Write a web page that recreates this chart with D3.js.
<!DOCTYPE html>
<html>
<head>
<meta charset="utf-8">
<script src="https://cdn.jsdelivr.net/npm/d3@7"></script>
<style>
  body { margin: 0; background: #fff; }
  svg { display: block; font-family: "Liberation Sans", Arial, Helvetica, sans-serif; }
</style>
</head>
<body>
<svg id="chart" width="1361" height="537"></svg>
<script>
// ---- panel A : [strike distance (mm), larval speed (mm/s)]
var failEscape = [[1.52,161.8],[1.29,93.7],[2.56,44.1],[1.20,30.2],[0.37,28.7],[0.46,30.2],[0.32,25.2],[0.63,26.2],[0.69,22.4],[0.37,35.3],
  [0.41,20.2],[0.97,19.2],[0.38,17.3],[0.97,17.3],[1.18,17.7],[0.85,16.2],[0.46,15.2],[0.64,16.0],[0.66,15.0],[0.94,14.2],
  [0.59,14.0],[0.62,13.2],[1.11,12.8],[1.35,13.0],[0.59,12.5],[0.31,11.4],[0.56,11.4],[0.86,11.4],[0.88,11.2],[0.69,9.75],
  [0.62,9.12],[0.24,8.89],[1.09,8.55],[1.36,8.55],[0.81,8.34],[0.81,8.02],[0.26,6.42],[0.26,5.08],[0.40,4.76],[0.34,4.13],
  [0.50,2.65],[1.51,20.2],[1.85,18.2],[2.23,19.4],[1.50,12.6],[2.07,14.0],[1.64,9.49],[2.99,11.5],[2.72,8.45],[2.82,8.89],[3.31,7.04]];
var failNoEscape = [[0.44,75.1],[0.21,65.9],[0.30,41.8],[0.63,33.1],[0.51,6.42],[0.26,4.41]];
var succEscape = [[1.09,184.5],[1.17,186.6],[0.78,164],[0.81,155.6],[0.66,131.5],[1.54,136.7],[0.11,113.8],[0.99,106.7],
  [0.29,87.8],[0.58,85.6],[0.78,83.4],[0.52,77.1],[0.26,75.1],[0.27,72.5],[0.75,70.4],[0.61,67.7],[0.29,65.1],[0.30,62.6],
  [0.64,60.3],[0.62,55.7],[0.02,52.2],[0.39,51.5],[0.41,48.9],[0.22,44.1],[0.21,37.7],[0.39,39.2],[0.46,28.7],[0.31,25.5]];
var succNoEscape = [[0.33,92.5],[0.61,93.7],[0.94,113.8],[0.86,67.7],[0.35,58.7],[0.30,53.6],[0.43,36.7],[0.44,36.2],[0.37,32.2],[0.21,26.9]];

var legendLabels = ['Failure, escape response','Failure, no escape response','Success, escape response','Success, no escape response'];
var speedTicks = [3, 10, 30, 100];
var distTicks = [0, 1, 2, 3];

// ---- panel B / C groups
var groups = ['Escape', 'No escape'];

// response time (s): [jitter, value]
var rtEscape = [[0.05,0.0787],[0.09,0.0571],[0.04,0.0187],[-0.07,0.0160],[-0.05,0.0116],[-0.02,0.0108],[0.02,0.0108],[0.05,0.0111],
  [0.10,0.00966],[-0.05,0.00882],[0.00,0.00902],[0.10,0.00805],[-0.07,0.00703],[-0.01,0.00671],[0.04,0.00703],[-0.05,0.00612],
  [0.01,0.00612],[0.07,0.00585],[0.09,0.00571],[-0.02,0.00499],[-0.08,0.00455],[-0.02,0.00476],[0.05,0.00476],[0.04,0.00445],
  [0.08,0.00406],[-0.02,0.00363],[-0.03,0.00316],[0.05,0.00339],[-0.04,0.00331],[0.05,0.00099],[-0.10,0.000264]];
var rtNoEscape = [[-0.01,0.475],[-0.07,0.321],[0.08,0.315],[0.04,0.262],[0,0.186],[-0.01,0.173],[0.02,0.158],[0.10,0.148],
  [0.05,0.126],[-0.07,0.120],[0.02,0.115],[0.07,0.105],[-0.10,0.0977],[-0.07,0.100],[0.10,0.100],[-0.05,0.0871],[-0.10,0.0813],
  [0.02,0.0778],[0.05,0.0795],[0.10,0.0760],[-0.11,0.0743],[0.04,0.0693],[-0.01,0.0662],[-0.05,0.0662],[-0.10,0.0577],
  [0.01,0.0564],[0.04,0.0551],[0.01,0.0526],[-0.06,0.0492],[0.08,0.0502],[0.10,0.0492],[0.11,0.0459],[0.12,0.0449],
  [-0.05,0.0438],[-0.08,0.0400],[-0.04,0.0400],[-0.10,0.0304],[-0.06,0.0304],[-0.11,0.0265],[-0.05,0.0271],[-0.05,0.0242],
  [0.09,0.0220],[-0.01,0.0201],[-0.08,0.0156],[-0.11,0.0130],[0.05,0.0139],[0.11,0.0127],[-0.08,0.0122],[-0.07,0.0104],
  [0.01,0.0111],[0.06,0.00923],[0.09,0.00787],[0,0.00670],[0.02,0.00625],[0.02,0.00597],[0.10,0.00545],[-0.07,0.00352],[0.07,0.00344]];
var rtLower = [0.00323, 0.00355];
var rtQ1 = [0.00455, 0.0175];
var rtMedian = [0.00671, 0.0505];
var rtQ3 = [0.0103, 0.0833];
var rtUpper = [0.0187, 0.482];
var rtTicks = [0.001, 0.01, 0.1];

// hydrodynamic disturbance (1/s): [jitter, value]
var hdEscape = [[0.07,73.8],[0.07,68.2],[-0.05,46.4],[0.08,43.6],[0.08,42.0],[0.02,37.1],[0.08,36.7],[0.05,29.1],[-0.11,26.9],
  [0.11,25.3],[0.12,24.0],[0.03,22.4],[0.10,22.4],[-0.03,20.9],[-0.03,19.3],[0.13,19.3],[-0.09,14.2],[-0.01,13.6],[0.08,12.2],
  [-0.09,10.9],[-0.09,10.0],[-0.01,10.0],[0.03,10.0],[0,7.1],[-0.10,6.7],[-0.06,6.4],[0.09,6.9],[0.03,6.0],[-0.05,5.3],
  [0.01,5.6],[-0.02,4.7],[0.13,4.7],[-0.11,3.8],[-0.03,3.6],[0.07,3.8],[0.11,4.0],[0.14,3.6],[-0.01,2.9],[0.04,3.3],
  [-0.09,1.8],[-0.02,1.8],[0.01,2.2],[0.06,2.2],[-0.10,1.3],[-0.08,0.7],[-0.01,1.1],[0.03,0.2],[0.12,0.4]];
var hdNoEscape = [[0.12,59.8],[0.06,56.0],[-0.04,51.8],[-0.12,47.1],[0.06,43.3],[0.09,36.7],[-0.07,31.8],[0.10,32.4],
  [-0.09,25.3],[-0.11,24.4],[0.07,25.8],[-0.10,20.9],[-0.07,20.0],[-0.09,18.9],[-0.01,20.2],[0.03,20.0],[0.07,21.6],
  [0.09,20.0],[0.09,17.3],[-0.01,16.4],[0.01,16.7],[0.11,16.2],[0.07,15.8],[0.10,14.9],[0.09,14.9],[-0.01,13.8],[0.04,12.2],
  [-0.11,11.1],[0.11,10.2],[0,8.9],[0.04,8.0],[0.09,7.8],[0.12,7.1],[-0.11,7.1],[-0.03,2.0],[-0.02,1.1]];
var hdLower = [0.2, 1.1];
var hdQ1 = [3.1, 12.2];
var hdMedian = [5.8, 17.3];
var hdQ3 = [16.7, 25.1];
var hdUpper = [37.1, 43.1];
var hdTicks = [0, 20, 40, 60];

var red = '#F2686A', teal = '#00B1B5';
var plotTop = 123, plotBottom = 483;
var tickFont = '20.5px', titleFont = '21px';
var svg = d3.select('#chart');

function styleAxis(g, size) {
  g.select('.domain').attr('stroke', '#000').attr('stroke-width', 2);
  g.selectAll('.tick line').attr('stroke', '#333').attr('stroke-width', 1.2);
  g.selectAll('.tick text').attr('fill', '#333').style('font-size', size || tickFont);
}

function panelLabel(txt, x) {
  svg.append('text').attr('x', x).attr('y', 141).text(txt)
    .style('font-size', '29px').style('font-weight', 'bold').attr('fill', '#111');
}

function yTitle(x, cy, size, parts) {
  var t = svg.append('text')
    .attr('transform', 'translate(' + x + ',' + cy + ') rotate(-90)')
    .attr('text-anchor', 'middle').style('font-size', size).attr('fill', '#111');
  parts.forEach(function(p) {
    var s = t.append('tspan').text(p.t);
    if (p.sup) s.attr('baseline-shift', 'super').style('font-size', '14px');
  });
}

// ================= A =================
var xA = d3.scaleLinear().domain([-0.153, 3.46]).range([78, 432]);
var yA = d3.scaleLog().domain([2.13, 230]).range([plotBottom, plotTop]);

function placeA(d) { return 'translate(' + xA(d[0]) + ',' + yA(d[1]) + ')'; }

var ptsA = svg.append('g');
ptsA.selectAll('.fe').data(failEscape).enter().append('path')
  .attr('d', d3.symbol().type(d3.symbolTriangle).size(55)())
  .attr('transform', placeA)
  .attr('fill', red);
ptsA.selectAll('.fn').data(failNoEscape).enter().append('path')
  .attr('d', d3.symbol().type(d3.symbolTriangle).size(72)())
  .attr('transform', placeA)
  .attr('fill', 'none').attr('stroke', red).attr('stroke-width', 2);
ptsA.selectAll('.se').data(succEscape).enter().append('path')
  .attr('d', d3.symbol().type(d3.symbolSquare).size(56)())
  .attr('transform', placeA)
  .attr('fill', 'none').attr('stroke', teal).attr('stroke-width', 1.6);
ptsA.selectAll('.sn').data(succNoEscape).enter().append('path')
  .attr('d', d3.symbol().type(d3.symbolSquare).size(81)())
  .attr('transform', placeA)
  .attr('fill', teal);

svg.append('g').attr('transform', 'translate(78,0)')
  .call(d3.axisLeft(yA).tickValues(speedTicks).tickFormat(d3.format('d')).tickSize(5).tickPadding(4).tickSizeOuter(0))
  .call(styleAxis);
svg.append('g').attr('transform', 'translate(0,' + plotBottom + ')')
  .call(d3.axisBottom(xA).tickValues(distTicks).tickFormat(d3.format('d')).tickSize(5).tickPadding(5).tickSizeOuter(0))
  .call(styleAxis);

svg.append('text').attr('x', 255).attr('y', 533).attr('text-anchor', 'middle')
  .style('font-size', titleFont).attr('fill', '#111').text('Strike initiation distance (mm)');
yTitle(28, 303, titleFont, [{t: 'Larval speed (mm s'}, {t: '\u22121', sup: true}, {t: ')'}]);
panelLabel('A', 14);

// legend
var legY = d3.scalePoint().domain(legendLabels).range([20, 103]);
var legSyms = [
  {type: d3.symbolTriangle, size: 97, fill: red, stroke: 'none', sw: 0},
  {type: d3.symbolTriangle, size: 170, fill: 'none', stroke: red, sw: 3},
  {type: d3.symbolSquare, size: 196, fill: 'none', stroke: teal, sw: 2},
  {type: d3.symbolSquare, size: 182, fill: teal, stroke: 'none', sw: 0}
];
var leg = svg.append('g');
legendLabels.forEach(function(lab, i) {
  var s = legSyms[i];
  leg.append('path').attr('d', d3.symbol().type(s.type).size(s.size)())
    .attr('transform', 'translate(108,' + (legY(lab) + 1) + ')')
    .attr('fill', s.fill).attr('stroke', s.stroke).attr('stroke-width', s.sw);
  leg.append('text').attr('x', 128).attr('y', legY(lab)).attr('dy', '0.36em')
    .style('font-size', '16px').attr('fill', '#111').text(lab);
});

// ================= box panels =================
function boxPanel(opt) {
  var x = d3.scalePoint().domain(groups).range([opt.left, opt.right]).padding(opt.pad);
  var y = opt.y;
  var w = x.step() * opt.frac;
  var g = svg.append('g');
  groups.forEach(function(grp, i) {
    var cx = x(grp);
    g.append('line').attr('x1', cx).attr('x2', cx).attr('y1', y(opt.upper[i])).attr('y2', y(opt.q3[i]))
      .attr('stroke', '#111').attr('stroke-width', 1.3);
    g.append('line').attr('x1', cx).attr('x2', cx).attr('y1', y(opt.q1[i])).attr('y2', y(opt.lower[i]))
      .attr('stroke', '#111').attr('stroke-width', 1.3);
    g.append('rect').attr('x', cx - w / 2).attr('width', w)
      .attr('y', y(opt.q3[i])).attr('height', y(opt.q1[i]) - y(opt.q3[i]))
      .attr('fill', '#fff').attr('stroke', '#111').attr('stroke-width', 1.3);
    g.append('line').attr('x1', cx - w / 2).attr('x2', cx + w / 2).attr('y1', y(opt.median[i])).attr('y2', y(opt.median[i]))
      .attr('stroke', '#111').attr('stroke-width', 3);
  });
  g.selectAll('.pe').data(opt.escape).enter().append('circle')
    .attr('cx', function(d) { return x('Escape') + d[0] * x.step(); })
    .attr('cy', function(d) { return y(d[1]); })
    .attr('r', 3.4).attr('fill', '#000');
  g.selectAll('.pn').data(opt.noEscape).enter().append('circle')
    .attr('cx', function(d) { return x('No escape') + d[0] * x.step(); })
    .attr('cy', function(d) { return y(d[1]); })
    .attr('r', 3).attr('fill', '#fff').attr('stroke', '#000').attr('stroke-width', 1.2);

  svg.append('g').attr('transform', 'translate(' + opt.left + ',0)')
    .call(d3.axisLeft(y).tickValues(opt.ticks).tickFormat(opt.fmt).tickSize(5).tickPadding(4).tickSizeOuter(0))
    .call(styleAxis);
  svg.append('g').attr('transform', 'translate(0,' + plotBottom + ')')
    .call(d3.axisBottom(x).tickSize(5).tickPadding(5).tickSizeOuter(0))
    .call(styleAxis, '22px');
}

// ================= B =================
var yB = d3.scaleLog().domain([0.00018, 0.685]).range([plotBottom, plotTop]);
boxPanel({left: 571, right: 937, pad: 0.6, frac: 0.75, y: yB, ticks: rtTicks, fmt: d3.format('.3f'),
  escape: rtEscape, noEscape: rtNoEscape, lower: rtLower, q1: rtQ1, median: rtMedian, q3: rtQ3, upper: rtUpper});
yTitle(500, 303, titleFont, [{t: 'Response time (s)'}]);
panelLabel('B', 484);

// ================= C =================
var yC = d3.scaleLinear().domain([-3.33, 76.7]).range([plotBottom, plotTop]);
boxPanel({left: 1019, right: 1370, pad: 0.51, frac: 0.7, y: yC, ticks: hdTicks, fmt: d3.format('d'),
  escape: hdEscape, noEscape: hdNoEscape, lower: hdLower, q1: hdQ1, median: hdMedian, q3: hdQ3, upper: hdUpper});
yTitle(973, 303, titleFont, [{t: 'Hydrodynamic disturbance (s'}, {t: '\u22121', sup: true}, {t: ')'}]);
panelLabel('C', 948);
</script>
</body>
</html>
-------------------------
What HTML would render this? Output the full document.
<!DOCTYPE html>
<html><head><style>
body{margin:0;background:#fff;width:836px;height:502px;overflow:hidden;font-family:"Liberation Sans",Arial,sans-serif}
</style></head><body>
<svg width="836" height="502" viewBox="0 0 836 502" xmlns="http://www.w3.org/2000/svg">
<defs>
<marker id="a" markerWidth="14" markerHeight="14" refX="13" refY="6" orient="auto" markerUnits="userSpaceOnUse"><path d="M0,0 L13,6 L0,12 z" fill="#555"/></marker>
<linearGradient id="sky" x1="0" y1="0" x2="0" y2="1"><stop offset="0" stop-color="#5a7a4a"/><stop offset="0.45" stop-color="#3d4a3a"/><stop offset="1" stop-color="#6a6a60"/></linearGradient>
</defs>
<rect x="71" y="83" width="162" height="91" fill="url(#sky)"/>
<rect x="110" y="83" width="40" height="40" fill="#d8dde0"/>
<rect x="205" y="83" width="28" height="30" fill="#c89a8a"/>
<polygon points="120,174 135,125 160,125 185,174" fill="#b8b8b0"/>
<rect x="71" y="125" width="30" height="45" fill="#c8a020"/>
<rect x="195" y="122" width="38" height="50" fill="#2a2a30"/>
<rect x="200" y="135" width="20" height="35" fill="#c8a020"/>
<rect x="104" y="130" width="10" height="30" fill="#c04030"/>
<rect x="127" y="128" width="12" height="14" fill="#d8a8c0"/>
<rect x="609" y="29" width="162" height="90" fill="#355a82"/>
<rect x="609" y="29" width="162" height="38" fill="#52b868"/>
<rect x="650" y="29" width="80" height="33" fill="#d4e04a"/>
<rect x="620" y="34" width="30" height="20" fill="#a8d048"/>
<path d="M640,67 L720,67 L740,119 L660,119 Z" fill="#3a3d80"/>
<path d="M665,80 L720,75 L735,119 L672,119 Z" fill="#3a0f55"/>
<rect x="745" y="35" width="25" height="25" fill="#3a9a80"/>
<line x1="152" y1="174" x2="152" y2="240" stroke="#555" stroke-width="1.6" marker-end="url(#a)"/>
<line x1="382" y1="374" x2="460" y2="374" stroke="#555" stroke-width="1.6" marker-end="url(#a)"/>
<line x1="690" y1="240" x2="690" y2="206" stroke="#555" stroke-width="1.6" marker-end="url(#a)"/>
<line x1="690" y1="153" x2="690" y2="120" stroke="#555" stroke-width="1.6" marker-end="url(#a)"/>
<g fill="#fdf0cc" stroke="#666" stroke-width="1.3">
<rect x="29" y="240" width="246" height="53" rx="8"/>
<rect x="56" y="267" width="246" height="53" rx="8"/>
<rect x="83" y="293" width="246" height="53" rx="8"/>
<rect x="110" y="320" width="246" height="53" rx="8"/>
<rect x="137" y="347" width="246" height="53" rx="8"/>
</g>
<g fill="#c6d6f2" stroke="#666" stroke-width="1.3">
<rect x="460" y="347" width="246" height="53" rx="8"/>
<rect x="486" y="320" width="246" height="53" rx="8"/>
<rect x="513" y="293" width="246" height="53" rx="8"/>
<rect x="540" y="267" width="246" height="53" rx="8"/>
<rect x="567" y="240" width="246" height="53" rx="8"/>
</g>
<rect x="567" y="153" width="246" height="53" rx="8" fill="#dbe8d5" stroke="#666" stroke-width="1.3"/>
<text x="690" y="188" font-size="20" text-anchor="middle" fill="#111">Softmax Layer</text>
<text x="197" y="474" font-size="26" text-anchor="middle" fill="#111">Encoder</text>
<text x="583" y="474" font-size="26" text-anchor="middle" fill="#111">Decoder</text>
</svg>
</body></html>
-------------------------
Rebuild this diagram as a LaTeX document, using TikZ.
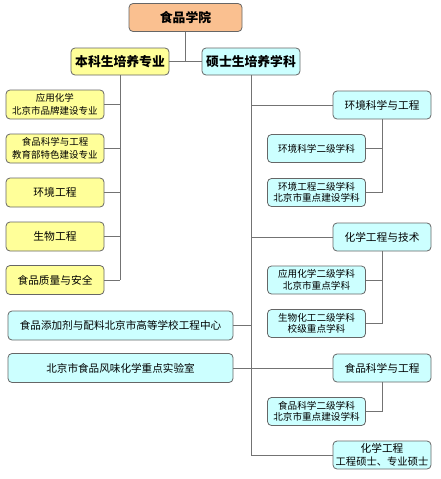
-------------------------
Brief:
Go through the material above and count the lines that include "chart". Give the number alone.

Answer to this exercise:
3